──────── Data extract ────────

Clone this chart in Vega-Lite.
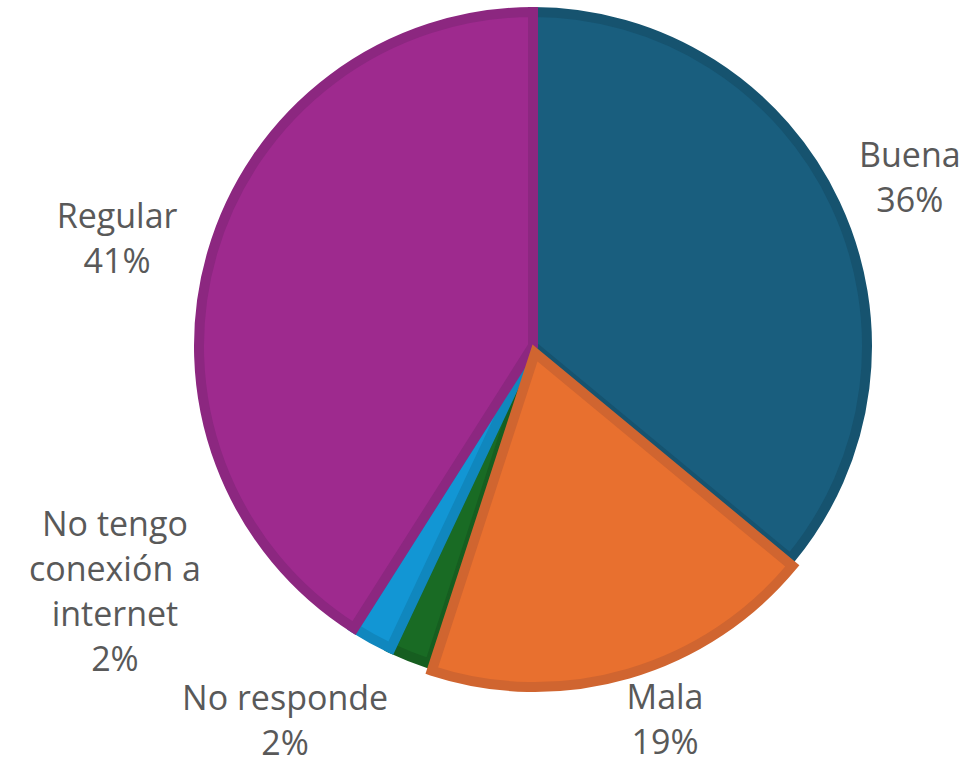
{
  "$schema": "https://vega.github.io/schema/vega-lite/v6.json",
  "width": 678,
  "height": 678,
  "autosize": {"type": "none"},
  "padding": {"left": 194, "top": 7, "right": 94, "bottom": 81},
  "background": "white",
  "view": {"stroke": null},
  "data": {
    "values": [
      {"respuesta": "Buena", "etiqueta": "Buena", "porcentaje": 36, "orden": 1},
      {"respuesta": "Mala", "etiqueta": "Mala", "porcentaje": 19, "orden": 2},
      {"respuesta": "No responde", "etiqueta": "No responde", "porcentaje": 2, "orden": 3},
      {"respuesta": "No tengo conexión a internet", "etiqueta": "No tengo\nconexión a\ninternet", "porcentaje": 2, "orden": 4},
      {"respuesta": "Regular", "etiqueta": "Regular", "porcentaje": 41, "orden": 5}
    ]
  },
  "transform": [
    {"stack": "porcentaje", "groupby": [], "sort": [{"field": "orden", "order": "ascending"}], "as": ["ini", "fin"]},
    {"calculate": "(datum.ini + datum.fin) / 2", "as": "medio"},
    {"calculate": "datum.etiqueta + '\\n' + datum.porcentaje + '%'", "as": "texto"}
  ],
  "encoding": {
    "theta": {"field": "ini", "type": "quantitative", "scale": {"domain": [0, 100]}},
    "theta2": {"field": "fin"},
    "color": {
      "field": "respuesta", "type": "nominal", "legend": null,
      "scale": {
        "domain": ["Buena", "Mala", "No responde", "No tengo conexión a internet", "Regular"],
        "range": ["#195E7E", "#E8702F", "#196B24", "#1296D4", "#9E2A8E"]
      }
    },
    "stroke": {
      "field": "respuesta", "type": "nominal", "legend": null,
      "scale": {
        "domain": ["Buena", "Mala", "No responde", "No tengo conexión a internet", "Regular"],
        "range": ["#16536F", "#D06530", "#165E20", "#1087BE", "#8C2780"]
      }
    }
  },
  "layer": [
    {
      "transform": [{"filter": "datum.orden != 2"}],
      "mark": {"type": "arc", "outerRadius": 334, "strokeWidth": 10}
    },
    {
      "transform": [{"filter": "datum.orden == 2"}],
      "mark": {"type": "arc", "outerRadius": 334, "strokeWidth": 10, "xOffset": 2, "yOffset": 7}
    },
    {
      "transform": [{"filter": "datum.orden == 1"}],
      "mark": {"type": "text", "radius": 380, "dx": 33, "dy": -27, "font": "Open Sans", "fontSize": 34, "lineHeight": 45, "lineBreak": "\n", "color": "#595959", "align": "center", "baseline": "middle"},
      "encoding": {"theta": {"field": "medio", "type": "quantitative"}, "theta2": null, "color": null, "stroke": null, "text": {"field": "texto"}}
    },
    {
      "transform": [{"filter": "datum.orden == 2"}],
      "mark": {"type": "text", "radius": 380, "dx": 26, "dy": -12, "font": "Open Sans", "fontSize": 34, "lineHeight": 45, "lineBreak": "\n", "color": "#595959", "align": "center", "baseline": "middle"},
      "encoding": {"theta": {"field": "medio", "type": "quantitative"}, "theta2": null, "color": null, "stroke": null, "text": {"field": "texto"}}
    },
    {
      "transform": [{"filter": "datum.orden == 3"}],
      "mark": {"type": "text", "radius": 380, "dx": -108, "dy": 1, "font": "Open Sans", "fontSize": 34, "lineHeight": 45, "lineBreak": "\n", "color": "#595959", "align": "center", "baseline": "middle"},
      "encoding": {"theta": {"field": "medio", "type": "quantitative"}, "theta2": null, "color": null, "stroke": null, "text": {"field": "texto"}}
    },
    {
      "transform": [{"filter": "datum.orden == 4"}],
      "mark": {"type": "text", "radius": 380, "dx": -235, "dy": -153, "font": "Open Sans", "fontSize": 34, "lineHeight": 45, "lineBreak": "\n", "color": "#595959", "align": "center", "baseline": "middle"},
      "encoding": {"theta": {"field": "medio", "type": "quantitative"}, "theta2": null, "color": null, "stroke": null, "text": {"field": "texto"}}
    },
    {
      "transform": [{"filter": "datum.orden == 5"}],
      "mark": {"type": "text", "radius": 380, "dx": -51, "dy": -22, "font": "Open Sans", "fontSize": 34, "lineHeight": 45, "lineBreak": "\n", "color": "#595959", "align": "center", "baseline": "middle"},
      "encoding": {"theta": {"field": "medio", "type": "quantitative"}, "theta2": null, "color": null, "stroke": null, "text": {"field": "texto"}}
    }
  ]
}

────────

[Exercise instructions] Omit every picture while copying the listing above exactly.

[Result for this exercise]
Clone this chart in Vega-Lite.
{
  "$schema": "https://vega.github.io/schema/vega-lite/v6.json",
  "width": 678,
  "height": 678,
  "autosize": {"type": "none"},
  "padding": {"left": 194, "top": 7, "right": 94, "bottom": 81},
  "background": "white",
  "view": {"stroke": null},
  "data": {
    "values": [
      {"respuesta": "Buena", "etiqueta": "Buena", "porcentaje": 36, "orden": 1},
      {"respuesta": "Mala", "etiqueta": "Mala", "porcentaje": 19, "orden": 2},
      {"respuesta": "No responde", "etiqueta": "No responde", "porcentaje": 2, "orden": 3},
      {"respuesta": "No tengo conexión a internet", "etiqueta": "No tengo\nconexión a\ninternet", "porcentaje": 2, "orden": 4},
      {"respuesta": "Regular", "etiqueta": "Regular", "porcentaje": 41, "orden": 5}
    ]
  },
  "transform": [
    {"stack": "porcentaje", "groupby": [], "sort": [{"field": "orden", "order": "ascending"}], "as": ["ini", "fin"]},
    {"calculate": "(datum.ini + datum.fin) / 2", "as": "medio"},
    {"calculate": "datum.etiqueta + '\\n' + datum.porcentaje + '%'", "as": "texto"}
  ],
  "encoding": {
    "theta": {"field": "ini", "type": "quantitative", "scale": {"domain": [0, 100]}},
    "theta2": {"field": "fin"},
    "color": {
      "field": "respuesta", "type": "nominal", "legend": null,
      "scale": {
        "domain": ["Buena", "Mala", "No responde", "No tengo conexión a internet", "Regular"],
        "range": ["#195E7E", "#E8702F", "#196B24", "#1296D4", "#9E2A8E"]
      }
    },
    "stroke": {
      "field": "respuesta", "type": "nominal", "legend": null,
      "scale": {
        "domain": ["Buena", "Mala", "No responde", "No tengo conexión a internet", "Regular"],
        "range": ["#16536F", "#D06530", "#165E20", "#1087BE", "#8C2780"]
      }
    }
  },
  "layer": [
    {
      "transform": [{"filter": "datum.orden != 2"}],
      "mark": {"type": "arc", "outerRadius": 334, "strokeWidth": 10}
    },
    {
      "transform": [{"filter": "datum.orden == 2"}],
      "mark": {"type": "arc", "outerRadius": 334, "strokeWidth": 10, "xOffset": 2, "yOffset": 7}
    },
    {
      "transform": [{"filter": "datum.orden == 1"}],
      "mark": {"type": "text", "radius": 380, "dx": 33, "dy": -27, "font": "Open Sans", "fontSize": 34, "lineHeight": 45, "lineBreak": "\n", "color": "#595959", "align": "center", "baseline": "middle"},
      "encoding": {"theta": {"field": "medio", "type": "quantitative"}, "theta2": null, "color": null, "stroke": null, "text": {"field": "texto"}}
    },
    {
      "transform": [{"filter": "datum.orden == 2"}],
      "mark": {"type": "text", "radius": 380, "dx": 26, "dy": -12, "font": "Open Sans", "fontSize": 34, "lineHeight": 45, "lineBreak": "\n", "color": "#595959", "align": "center", "baseline": "middle"},
      "encoding": {"theta": {"field": "medio", "type": "quantitative"}, "theta2": null, "color": null, "stroke": null, "text": {"field": "texto"}}
    },
    {
      "transform": [{"filter": "datum.orden == 3"}],
      "mark": {"type": "text", "radius": 380, "dx": -108, "dy": 1, "font": "Open Sans", "fontSize": 34, "lineHeight": 45, "lineBreak": "\n", "color": "#595959", "align": "center", "baseline": "middle"},
      "encoding": {"theta": {"field": "medio", "type": "quantitative"}, "theta2": null, "color": null, "stroke": null, "text": {"field": "texto"}}
    },
    {
      "transform": [{"filter": "datum.orden == 4"}],
      "mark": {"type": "text", "radius": 380, "dx": -235, "dy": -153, "font": "Open Sans", "fontSize": 34, "lineHeight": 45, "lineBreak": "\n", "color": "#595959", "align": "center", "baseline": "middle"},
      "encoding": {"theta": {"field": "medio", "type": "quantitative"}, "theta2": null, "color": null, "stroke": null, "text": {"field": "texto"}}
    },
    {
      "transform": [{"filter": "datum.orden == 5"}],
      "mark": {"type": "text", "radius": 380, "dx": -51, "dy": -22, "font": "Open Sans", "fontSize": 34, "lineHeight": 45, "lineBreak": "\n", "color": "#595959", "align": "center", "baseline": "middle"},
      "encoding": {"theta": {"field": "medio", "type": "quantitative"}, "theta2": null, "color": null, "stroke": null, "text": {"field": "texto"}}
    }
  ]
}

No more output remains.